⟨

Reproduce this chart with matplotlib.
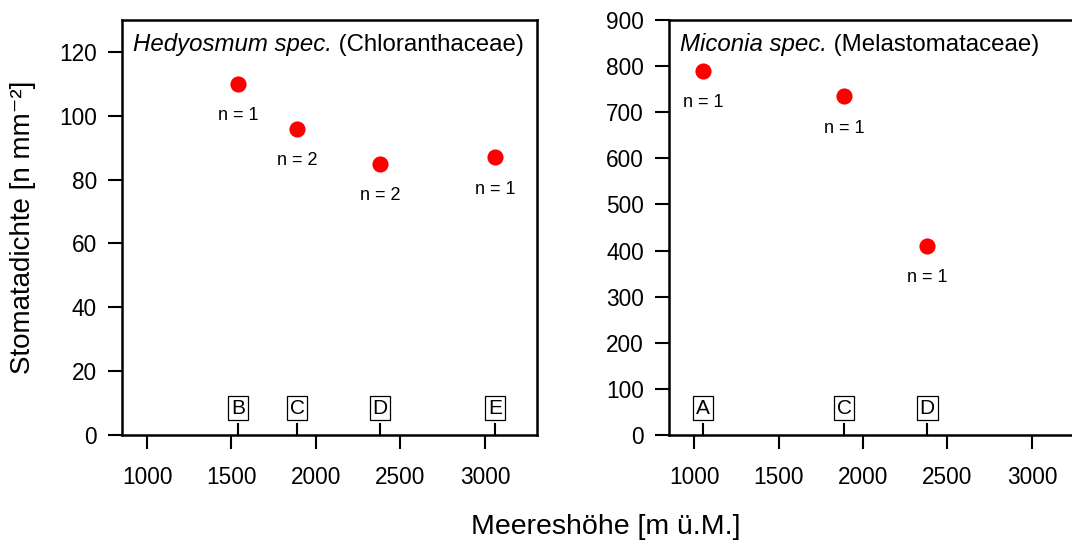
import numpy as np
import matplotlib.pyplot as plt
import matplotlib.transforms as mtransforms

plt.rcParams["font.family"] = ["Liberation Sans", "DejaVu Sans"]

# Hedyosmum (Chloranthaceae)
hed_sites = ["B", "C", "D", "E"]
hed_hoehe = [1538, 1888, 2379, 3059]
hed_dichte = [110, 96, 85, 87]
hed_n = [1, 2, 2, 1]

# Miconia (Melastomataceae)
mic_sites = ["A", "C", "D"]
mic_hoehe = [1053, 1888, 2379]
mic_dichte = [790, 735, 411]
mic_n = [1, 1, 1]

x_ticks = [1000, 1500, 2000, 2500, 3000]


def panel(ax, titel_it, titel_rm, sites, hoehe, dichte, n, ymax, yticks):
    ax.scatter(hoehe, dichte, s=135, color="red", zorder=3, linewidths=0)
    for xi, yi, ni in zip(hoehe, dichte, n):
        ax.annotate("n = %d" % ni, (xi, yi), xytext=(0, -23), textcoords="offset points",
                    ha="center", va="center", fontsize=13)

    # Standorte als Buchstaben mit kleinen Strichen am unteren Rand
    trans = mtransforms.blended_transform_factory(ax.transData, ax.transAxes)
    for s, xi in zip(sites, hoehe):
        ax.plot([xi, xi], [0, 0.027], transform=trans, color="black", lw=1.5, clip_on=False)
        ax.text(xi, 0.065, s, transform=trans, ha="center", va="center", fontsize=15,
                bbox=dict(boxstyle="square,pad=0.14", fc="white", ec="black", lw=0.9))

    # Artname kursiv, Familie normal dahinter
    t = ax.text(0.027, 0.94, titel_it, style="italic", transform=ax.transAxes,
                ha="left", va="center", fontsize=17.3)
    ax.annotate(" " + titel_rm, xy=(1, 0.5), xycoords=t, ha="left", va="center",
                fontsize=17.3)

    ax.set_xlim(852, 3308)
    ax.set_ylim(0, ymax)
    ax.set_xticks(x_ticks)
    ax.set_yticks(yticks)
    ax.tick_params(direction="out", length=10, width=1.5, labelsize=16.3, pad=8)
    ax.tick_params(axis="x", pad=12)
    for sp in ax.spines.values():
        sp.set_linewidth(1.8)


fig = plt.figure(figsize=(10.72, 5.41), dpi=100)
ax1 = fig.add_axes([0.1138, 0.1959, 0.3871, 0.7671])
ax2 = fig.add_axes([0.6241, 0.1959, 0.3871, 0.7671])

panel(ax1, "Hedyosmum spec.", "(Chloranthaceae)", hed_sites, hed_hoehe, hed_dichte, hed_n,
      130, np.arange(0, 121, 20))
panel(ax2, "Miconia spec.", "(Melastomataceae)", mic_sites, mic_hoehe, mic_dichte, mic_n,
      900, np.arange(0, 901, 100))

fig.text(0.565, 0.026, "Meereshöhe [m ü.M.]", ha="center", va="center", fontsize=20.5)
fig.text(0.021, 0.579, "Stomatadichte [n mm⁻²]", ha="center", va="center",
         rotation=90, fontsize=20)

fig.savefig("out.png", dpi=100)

⟩

Exercise aim: Take the material above from its first line through the line holding "x_ticks = [1000, 1500, 2000, 2500, 3000]" and set it down exactly, without the pictures.

The completed task:
Reproduce this chart with matplotlib.
import numpy as np
import matplotlib.pyplot as plt
import matplotlib.transforms as mtransforms

plt.rcParams["font.family"] = ["Liberation Sans", "DejaVu Sans"]

# Hedyosmum (Chloranthaceae)
hed_sites = ["B", "C", "D", "E"]
hed_hoehe = [1538, 1888, 2379, 3059]
hed_dichte = [110, 96, 85, 87]
hed_n = [1, 2, 2, 1]

# Miconia (Melastomataceae)
mic_sites = ["A", "C", "D"]
mic_hoehe = [1053, 1888, 2379]
mic_dichte = [790, 735, 411]
mic_n = [1, 1, 1]

x_ticks = [1000, 1500, 2000, 2500, 3000]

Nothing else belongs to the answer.